10. The system (100) as claimed in claim 9, wherein deriving the mean environment budget value for the environment comprises:
deriving a low range budget value based on low range value associated with the range of parameter score values corresponding to each of the set of parameters;
deriving a high range budget value based on high range value associated with the range of parameter score values corresponding to each of the set of parameters; and
deriving the mean environment budget value for the environment based on the low range budget value and the high range budget value.

11. The system (100) as claimed in claim 9, wherein the plurality of processor-executable instructions further cause the processor (110) to:
determine a final project budget value based on the project budget value and a cost history analysis value; and
determine the application budget value based on a summation of: final project budget value and the associated project weightage corresponding to each of the one or more projects.

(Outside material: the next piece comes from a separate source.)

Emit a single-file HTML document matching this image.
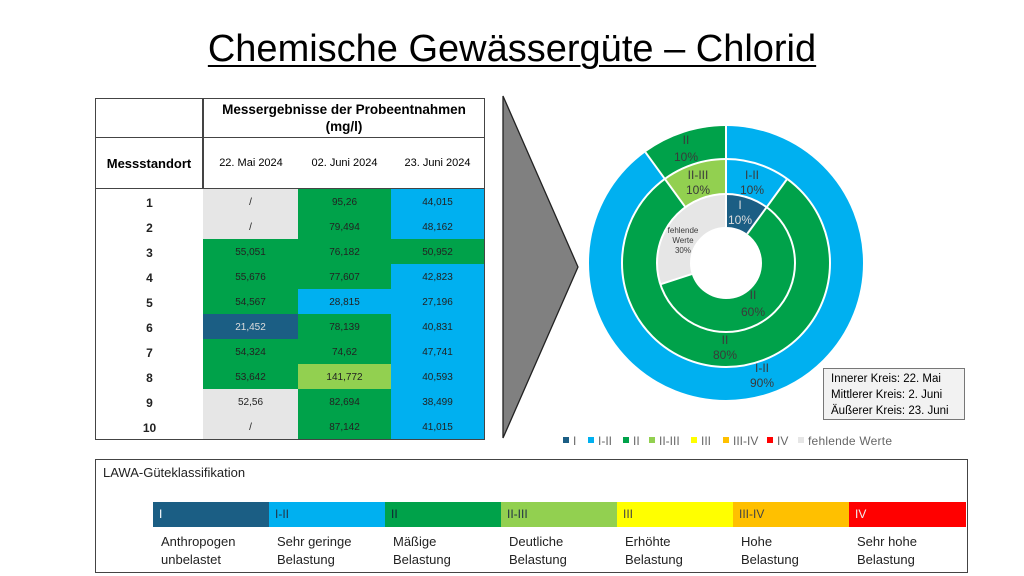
<!DOCTYPE html>
<html><head><meta charset="utf-8">
<style>
body{margin:0;width:1024px;height:576px;background:#fff;font-family:"Liberation Sans",sans-serif;position:relative;overflow:hidden}
.t{position:absolute;left:0;width:1024px;top:28px;text-align:center;font-size:38px;text-decoration:underline;text-decoration-thickness:2px;text-underline-offset:4px;color:#000}
table{position:absolute;left:95px;top:98px;border-collapse:collapse;font-size:11px}
td{padding:0;text-align:center;vertical-align:middle}
.hd td{border:1px solid #444}
.r td{height:23px;font-size:10px;color:#222;padding-top:2px;line-height:12px}
.r td:first-child{font-weight:bold;font-size:12px}
.g{background:#00a24a}.b{background:#00b0f0}.gr{background:#e6e6e6}.d{background:#1b5e84;color:#ddd!important}.lg{background:#92d050}
.box{position:absolute;border:1px solid #555}
.bar{position:absolute;top:502px;height:25px;width:116px;font-size:12px;color:#fff;line-height:25px;padding-left:6px;box-sizing:border-box}
.lab{position:absolute;top:533px;font-size:13px;line-height:18px;color:#222}
</style></head><body>
<div class="t">Chemische Gewässergüte – Chlorid</div>
<table style="width:390px;border:1px solid #444">
<tr class="hd"><td style="width:106px;height:38px;border-right:2px solid #444"></td><td colspan="3" style="height:38px;font-weight:bold;font-size:13.5px;line-height:17px">Messergebnisse der Probeentnahmen<br>(mg/l)</td></tr>
<tr class="hd"><td style="height:50px;font-weight:bold;font-size:13px;border-right:2px solid #444">Messstandort</td><td style="width:94px;border-left:none;border-right:none">22. Mai 2024</td><td style="width:93px;border-left:none;border-right:none">02. Juni 2024</td><td style="border-left:none">23. Juni 2024</td></tr>
<tr class="r"><td>1</td><td class="gr">/</td><td class="g">95,26</td><td class="b">44,015</td></tr>
<tr class="r"><td>2</td><td class="gr">/</td><td class="g">79,494</td><td class="b">48,162</td></tr>
<tr class="r"><td>3</td><td class="g">55,051</td><td class="g">76,182</td><td class="g">50,952</td></tr>
<tr class="r"><td>4</td><td class="g">55,676</td><td class="g">77,607</td><td class="b">42,823</td></tr>
<tr class="r"><td>5</td><td class="g">54,567</td><td class="b">28,815</td><td class="b">27,196</td></tr>
<tr class="r"><td>6</td><td class="d">21,452</td><td class="g">78,139</td><td class="b">40,831</td></tr>
<tr class="r"><td>7</td><td class="g">54,324</td><td class="g">74,62</td><td class="b">47,741</td></tr>
<tr class="r"><td>8</td><td class="g">53,642</td><td class="lg">141,772</td><td class="b">40,593</td></tr>
<tr class="r"><td>9</td><td class="gr">52,56</td><td class="g">82,694</td><td class="b">38,499</td></tr>
<tr class="r"><td>10</td><td class="gr">/</td><td class="g">87,142</td><td class="b">41,015</td></tr>
</table>
<svg width="1024" height="576" style="position:absolute;left:0;top:0">
<polygon points="503,96 578,267 503,438" fill="#808080" stroke="#222" stroke-width="1.3"/>
<g fill="none" transform="rotate(-90 726 263)">
<circle cx="726" cy="263" r="120.5" stroke="#00b0f0" stroke-width="33" pathLength="100" stroke-dasharray="90 100"/>
<circle cx="726" cy="263" r="120.5" stroke="#00a24a" stroke-width="33" pathLength="100" stroke-dasharray="10 100" stroke-dashoffset="-90"/>
<circle cx="726" cy="263" r="86.5" stroke="#00b0f0" stroke-width="35" pathLength="100" stroke-dasharray="10 100"/>
<circle cx="726" cy="263" r="86.5" stroke="#00a24a" stroke-width="35" pathLength="100" stroke-dasharray="80 100" stroke-dashoffset="-10"/>
<circle cx="726" cy="263" r="86.5" stroke="#92d050" stroke-width="35" pathLength="100" stroke-dasharray="10 100" stroke-dashoffset="-90"/>
<circle cx="726" cy="263" r="52.5" stroke="#1b5e84" stroke-width="33" pathLength="100" stroke-dasharray="10 100"/>
<circle cx="726" cy="263" r="52.5" stroke="#00a24a" stroke-width="33" pathLength="100" stroke-dasharray="60 100" stroke-dashoffset="-10"/>
<circle cx="726" cy="263" r="52.5" stroke="#e6e6e6" stroke-width="33" pathLength="100" stroke-dasharray="30 100" stroke-dashoffset="-70"/>
</g>
<g stroke="#fff" stroke-width="2" fill="none">
<circle cx="726" cy="263" r="104"/><circle cx="726" cy="263" r="69"/>
<line x1="726" y1="227" x2="726" y2="126"/>
<line x1="747.2" y1="233.9" x2="787.2" y2="178.9"/>
<line x1="685.4" y1="207.2" x2="645.4" y2="152.2"/>
<line x1="691.8" y1="274.1" x2="660.4" y2="284.3"/>
</g>
<g font-size="12" fill="#3a3a3a" text-anchor="middle">
<text x="686" y="144">II</text><text x="686" y="161">10%</text>
<text x="752" y="179">I-II</text><text x="752" y="194">10%</text>
<text x="698" y="179">II-III</text><text x="698" y="194">10%</text>
<text x="740" y="209" fill="#ddd">I</text><text x="740" y="224" fill="#ddd">10%</text>
<text x="683" y="233" font-size="8">fehlende</text><text x="683" y="243" font-size="8">Werte</text><text x="683" y="253" font-size="8">30%</text>
<text x="753" y="299">II</text><text x="753" y="316">60%</text>
<text x="725" y="344">II</text><text x="725" y="359">80%</text>
<text x="762" y="372">I-II</text><text x="762" y="387">90%</text>
</g>
<g font-size="12" fill="#666">
<rect x="563" y="437" width="6" height="6" fill="#1b5e84"/><text x="573" y="445">I</text>
<rect x="588" y="437" width="6" height="6" fill="#00b0f0"/><text x="598" y="445">I-II</text>
<rect x="623" y="437" width="6" height="6" fill="#00a24a"/><text x="633" y="445">II</text>
<rect x="649" y="437" width="6" height="6" fill="#92d050"/><text x="659" y="445">II-III</text>
<rect x="691" y="437" width="6" height="6" fill="#ffff00"/><text x="701" y="445">III</text>
<rect x="723" y="437" width="6" height="6" fill="#ffc000"/><text x="733" y="445">III-IV</text>
<rect x="767" y="437" width="6" height="6" fill="#ff0000"/><text x="777" y="445">IV</text>
<rect x="798" y="437" width="6" height="6" fill="#e6e6e6"/><text x="808" y="445" textLength="84">fehlende Werte</text>
</g>
</svg>
<div class="box" style="left:823px;top:368px;width:142px;height:52px;background:#f2f2f2;font-size:11.5px;line-height:16px;padding:2px 0 0 7px;box-sizing:border-box;border-color:#777">Innerer Kreis: 22. Mai<br>Mittlerer Kreis: 2. Juni<br>Äußerer Kreis: 23. Juni</div>
<div class="box" style="left:95px;top:459px;width:871px;height:112px;border-color:#444"></div>
<div style="position:absolute;left:103px;top:465px;font-size:13px;color:#222">LAWA-Güteklassifikation</div>
<div class="bar" style="left:153px;background:#1b5e84">I</div>
<div class="bar" style="left:269px;background:#00b0f0;color:#234">I-II</div>
<div class="bar" style="left:385px;background:#00a24a;color:#123">II</div>
<div class="bar" style="left:501px;background:#92d050;color:#234">II-III</div>
<div class="bar" style="left:617px;background:#ffff00;color:#444">III</div>
<div class="bar" style="left:733px;background:#ffc000;color:#444">III-IV</div>
<div class="bar" style="left:849px;width:117px;background:#ff0000;color:#eee">IV</div>
<div class="lab" style="left:161px">Anthropogen<br>unbelastet</div>
<div class="lab" style="left:277px">Sehr geringe<br>Belastung</div>
<div class="lab" style="left:393px">Mäßige<br>Belastung</div>
<div class="lab" style="left:509px">Deutliche<br>Belastung</div>
<div class="lab" style="left:625px">Erhöhte<br>Belastung</div>
<div class="lab" style="left:741px">Hohe<br>Belastung</div>
<div class="lab" style="left:857px">Sehr hohe<br>Belastung</div>
</body></html>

12. The system (100) as claimed in claim 9, wherein the plurality of processor-executable instructions further cause the processor (110) to:
determine a refined application budget value, wherein determining the refined application budget value comprises:
for a project of one or more projects associated with the application, determining an updated project budget value based on the project budget value and an entity parameter priority weightage corresponding to each of the one or more application parameters; and
determining an application budget value based on a summation of updated project budget values corresponding to the one or more projects.